Sports brings us together now just as it has for every Boston Marathon since 1897, and I have no doubt that it will have a huge role in the healing process of this city. These teams are extensions of who we are. They represent the true character of this city and for that we rabidly support them. We lean on them for entertainment and for that inner-fighting spirit that every Bostonian loves exhibiting.
But in these upcoming weeks we will lean on them for hope, relief, and a sense of normalcy and peace. It’s an unbelievably strong and beautiful bond that defines this city and its people. It’s who we are.

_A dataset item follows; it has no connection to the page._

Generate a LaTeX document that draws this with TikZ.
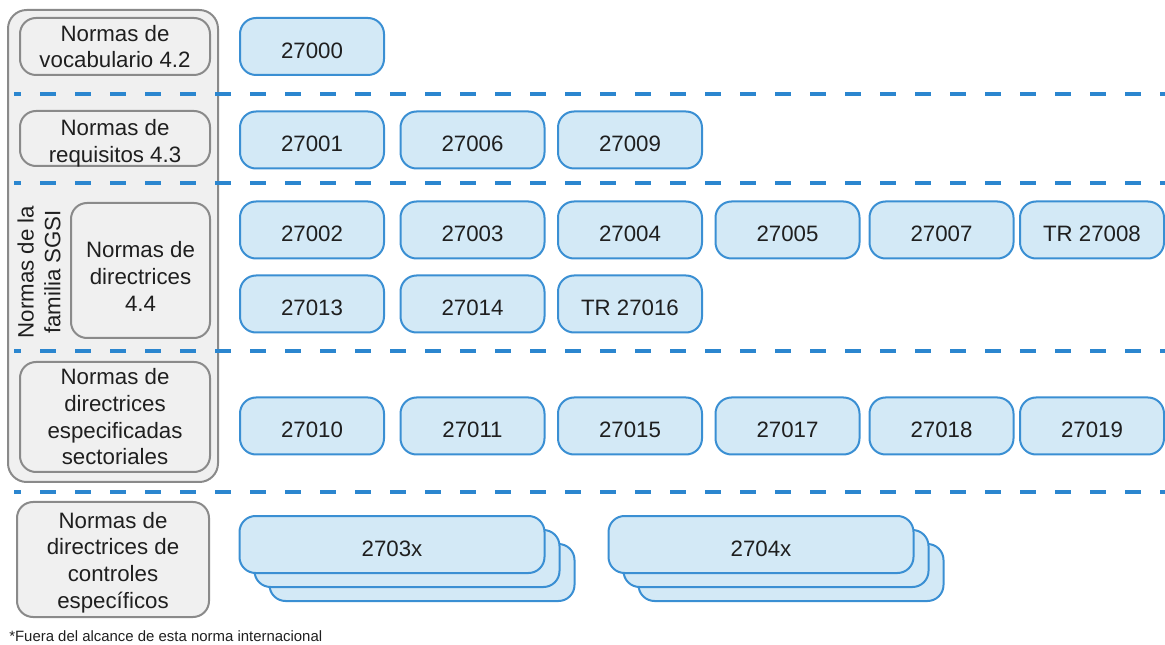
\documentclass[tikz,border=0pt]{standalone}
\usepackage{fontspec}
\setmainfont{Liberation Sans}
\usetikzlibrary{positioning}

\definecolor{normblue}{HTML}{3A8FD3}
\definecolor{normfill}{HTML}{D3E9F6}
\definecolor{sepblue}{HTML}{2B86CF}
\definecolor{greyline}{HTML}{8A8A8A}
\definecolor{greyfill}{HTML}{F0F0F0}

\begin{document}
\begin{tikzpicture}[x=0.75pt, y=-0.75pt,
    every node/.style={font=\fontsize{16.7}{20}\selectfont, text=black!88},
    norma/.style={draw=normblue, fill=normfill, line width=1.5pt, rounded corners=12pt,
        minimum width=108pt, minimum height=42.75pt, inner sep=0pt, text height=18pt, text depth=0pt},
    grupo/.style={draw=greyline, fill=greyfill, line width=1.5pt, rounded corners=12pt,
        align=center, inner sep=0pt},
    texto/.style={align=center, inner sep=0pt},
    separador/.style={sepblue, line width=3pt, dash pattern=on 12pt off 14.25pt, dash phase=6.75pt}]

    \useasboundingbox (0,0) rectangle (1165,645);

    % columna gris de la izquierda
    \node[grupo, rounded corners=14pt, minimum width=157.5pt, minimum height=354pt] (familia) at (113,246) {};
    \node[grupo, minimum width=142.5pt, minimum height=42.75pt] (vocab) at (115,46.5) {Normas de\\vocabulario 4.2};
    \node[grupo, minimum width=142.5pt, minimum height=41.25pt,
        label={[texto, yshift=-3.75pt]center:{Normas de\\requisitos 4.3}}] (requi) at (115,138.5) {};
    \node[grupo, minimum width=104.25pt, minimum height=101.25pt,
        label={[texto, yshift=-4.5pt]center:{Normas de\\directrices\\4.4}}] (direc) at (140.5,270.5) {};
    \node[grupo, minimum width=142.5pt, minimum height=82.5pt] (secto) at (115,417) {Normas de\\directrices\\especificadas\\sectoriales};
    \node[grupo, minimum width=144pt, minimum height=86.25pt,
        label={[texto, yshift=-2.25pt]center:{Normas de\\directrices de\\controles\\espec\'{\i}ficos}}] (contr) at (113,559.5) {};
    \node[rotate=90, texto] (sgsi) at (39,272) {Normas de la\\familia SGSI};

    % lineas de separacion
    \foreach \y in {94,183,351,492}
        \draw[separador] (14,\y) -- (1165,\y);

    % normas
    \node[norma] (voc1) at (312,46.5) {27000};

    \foreach \txt/\x [count=\i] in {27001/312, 27006/472.5, 27009/630}
        \node[norma] (req\i) at (\x,140) {\txt};

    \foreach \txt/\x [count=\i] in {27002/312, 27003/472.5, 27004/630, 27005/787.5, 27007/941.5, TR 27008/1092}
        \node[norma] (dir\i) at (\x,230) {\txt};

    \foreach \txt/\x [count=\i] in {27013/312, 27014/472.5, TR 27016/630}
        \node[norma] (dirb\i) at (\x,304) {\txt};

    \foreach \txt/\x [count=\i] in {27010/312, 27011/472.5, 27015/630, 27017/787.5, 27018/941.5, 27019/1092}
        \node[norma] (sec\i) at (\x,426) {\txt};

    % pilas de normas
    \foreach \k in {2,1} {
        \node[norma, minimum width=228.75pt] (ctla\k) at ({392+15*\k},{544.5+14*\k}) {};
        \node[norma, minimum width=228.75pt] (ctlb\k) at ({761+15*\k},{544.5+14*\k}) {};
    }
    \node[norma, minimum width=228.75pt] (ctla0) at (392,544.5) {2703x};
    \node[norma, minimum width=228.75pt] (ctlb0) at (761,544.5) {2704x};

    \node[anchor=west, inner sep=0pt, font=\fontsize{11.2}{13}\selectfont] (nota) at (9,636)
        {*Fuera del alcance de esta norma internacional};
\end{tikzpicture}
\end{document}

So in one last act of classic Boston defiance I would like to thank those who shall remain nameless that perpetrated these horrendous crimes. Not for your cowardice or for the fact that you could actually do such heinous things to other human beings. I would like to thank you for uniting this city. I would like to thank you for giving us the ability to show the world who we really are. And I would like thank you for making us stronger than ever. We’ll come together in the upcoming weeks to root on our teams that we so dearly love, pay tribute to our heroes, and remember those who are gone and still struggling because that’s what we do. And there’s nothing you can ever do that could change that.
We aren’t going anywhere. We are America. We are Boston. We are family.